Somehow, between the Cubs winning the World Series, the presidential election, friends and family visiting, and, you know, my job, I missed this.
The Brennan Center, which has been repeatedly telling us not to worry about rising homicide, predicts that this year’s homicide increase will be even bigger than last year’s increase (last year’s was 10.4%, this year’s is predicted by the Brennen Center to be 13.1%). The Brennan center says “Nationally, the murder rate is projected to increase 31.5 percent from 2014 to 2016.”
[Update/correction: Their math, as has been pointed out to me, does not add up. By my math, a 13.1 percent increase after a 10.4 percent increase is a 24.9 percent 2-year increase. I’ve changed a few things in this post to reflect the correct number.]
Homicides up by 25 percent in just two years? This is the biggest two-year increase ever.
Their conclusion:
There is no evidence of a national murder wave.
What the f*ck? I’m getting these numbers from their report! It’s like Bagdad Bob all over again. I wonder how long they can keep this up.
Oh, but they do go on:
Increases in these select cities [Baltimore, Chicago, and Houston] are indeed a serious problem.
You think? But…
most Americans will continue to experience low rates of crime. A few cities are seeing murders increase, causing the national murder rate to rise.
Apparently, goes their logic, as long as homicide goes up more in some cities than others, it’s not really going up elsewhere, even though it is. To say the increase in homicide is due to a few “select cities” is simply not true.
Chicago, Baltimore, and Houston are not at all creating the national trend. They’re just the leaders of the pack. One could remove “these select cities” — not that you should, mind you, but I have — and we’re still left with a huge increase in homicide, nationwide.
[And the “most Americans” part really gets my goat. Like we didn’t to worry abut minorities at risk?
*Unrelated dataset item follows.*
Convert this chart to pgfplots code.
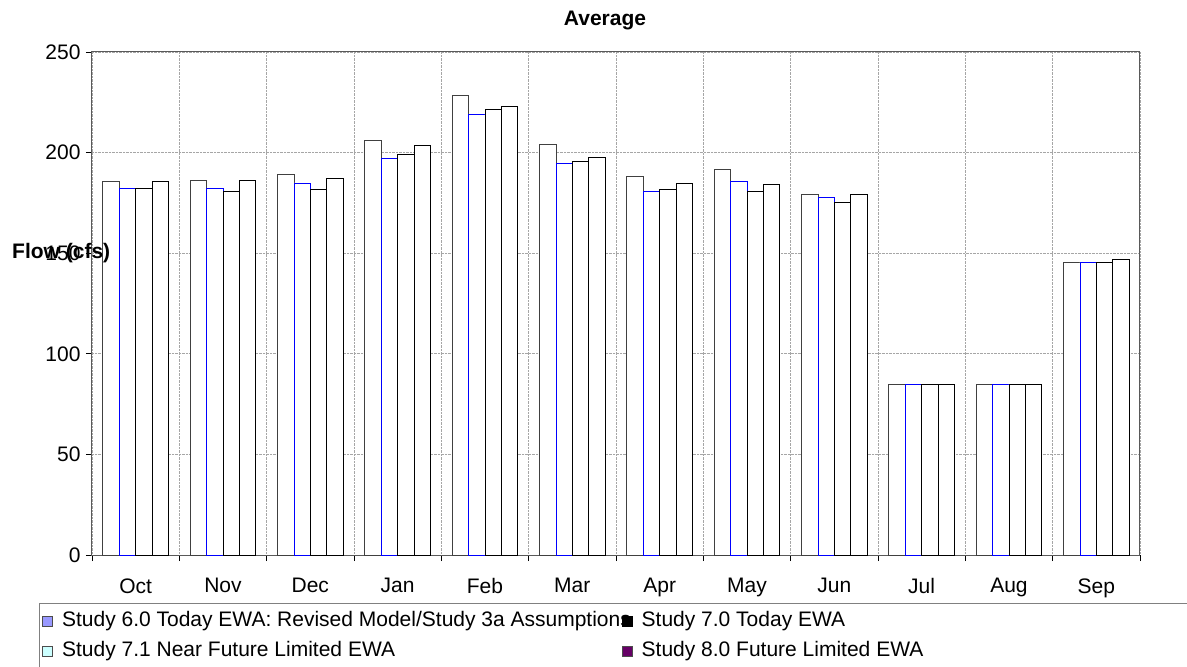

I’d like to hear the Brennan Center tell that to everybody afraid after Trump’s victory.]
And mark my words: when the official UCR data on this year comes out next year, those on the Left will be quick to blame Trump and everybody and everything except what has happened since 2014, post-Ferguson, locally with policing and nationally with the DOJ. These past two years have been an unprecedented and unmitigated disaster in terms of rising murder, particularly among poor young under-educated African-American men with guns. And the only person who even pretended to care (and based on his record, I seriously doubt his sincerity) just won the presidential election.
Speaking of my words, a short while back I wrote this:
Here’s what scares me right now more than guns: the potential right-wing law-and-order backlash. … It will be the largest [homicide] increase in decades. And yet the Left has been in denial about this (and/or discounts its significance). … we’re virtually conceding law-and-order issues to Trump and the fascist Right. Politically and morally, this is bonkers.
And this:
Politically, I don’t want to the only people responsive to rising crime to be Trump and the “law-and-order.” They scare me.
And that’s the world we live in. The Left wouldn’t address this issue. Well, let’s see what happens now.